Start Materials provided
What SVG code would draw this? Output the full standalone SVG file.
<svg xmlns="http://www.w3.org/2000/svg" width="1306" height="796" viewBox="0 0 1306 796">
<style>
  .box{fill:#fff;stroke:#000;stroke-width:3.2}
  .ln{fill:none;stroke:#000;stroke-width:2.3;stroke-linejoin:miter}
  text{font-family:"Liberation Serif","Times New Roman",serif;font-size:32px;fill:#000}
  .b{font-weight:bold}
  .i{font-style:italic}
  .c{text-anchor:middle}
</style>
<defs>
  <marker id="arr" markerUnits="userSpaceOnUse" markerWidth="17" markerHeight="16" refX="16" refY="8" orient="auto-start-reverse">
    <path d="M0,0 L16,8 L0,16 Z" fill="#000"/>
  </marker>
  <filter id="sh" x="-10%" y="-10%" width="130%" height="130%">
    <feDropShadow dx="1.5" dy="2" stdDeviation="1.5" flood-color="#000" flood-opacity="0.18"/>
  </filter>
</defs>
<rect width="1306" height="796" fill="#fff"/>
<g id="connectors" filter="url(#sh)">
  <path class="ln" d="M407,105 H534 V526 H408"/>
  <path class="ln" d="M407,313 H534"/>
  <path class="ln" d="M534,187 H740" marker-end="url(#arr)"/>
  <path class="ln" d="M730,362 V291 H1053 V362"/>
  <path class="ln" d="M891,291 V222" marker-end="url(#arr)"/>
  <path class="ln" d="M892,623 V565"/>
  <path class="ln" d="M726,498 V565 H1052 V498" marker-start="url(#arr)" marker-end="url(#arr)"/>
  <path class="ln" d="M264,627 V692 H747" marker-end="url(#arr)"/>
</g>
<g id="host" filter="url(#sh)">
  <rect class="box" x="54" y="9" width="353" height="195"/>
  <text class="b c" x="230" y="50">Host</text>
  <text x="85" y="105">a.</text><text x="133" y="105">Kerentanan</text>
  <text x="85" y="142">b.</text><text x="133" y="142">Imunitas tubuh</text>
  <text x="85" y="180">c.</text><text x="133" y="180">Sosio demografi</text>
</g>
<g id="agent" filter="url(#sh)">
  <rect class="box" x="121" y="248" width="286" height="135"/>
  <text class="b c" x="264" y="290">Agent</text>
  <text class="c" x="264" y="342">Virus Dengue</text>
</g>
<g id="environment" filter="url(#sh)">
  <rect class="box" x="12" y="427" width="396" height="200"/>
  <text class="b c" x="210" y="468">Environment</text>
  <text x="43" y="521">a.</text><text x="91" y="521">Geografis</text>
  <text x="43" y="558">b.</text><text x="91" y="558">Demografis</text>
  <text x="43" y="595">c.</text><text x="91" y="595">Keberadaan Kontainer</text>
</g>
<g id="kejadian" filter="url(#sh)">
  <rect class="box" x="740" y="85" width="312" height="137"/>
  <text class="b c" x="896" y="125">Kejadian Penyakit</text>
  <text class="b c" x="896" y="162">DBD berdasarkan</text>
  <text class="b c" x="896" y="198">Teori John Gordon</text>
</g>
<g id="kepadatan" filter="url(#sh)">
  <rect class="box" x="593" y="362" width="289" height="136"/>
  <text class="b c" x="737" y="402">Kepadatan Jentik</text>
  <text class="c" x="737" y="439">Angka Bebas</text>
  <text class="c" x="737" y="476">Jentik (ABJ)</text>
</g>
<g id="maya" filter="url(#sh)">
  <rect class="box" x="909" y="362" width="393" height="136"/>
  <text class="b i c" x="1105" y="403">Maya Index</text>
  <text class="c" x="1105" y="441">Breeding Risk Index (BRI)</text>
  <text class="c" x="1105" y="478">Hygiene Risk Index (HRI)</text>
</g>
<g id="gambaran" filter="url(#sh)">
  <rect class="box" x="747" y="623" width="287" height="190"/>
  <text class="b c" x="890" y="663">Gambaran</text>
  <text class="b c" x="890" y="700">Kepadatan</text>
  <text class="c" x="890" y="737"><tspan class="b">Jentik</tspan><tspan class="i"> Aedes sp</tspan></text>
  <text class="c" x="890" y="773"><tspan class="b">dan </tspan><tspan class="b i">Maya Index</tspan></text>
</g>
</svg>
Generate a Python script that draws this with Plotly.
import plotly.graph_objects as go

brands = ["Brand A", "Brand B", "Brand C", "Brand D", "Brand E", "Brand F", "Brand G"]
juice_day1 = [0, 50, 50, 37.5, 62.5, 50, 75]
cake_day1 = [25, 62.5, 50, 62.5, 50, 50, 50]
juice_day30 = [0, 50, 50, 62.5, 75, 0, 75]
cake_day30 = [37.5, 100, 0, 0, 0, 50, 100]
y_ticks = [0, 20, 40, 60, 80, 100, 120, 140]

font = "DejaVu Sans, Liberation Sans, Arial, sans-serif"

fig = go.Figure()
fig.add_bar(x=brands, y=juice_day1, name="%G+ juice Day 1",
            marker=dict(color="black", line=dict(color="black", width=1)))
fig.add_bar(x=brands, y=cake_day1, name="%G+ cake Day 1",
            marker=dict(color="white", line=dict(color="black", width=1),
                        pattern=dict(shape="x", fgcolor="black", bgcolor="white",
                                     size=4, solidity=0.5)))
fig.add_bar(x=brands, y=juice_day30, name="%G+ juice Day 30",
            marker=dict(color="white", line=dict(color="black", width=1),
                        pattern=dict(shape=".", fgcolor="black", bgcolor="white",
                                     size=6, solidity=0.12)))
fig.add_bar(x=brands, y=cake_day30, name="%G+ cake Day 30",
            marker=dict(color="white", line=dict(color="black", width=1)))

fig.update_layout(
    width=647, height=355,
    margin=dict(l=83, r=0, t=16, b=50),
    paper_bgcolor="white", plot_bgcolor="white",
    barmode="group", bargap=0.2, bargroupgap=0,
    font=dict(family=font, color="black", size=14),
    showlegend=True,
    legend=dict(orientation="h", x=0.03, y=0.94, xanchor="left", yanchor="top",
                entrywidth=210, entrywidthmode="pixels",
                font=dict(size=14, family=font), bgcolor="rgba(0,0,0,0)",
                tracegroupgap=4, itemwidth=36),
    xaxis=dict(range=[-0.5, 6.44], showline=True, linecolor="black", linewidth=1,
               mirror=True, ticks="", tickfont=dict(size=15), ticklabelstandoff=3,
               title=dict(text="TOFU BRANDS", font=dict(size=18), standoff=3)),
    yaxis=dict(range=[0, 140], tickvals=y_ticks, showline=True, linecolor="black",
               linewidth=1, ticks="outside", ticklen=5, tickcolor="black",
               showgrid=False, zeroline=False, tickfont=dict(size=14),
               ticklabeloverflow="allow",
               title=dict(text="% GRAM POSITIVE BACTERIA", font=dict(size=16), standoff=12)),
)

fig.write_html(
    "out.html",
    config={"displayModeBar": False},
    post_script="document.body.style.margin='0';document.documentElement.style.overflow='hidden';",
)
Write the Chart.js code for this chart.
End Materials provided
▶ **Set problem**:
Scan the data above; copy every line where "code" appears.

▶ **Answer to the problem**:
What SVG code would draw this? Output the full standalone SVG file.
Write the Chart.js code for this chart.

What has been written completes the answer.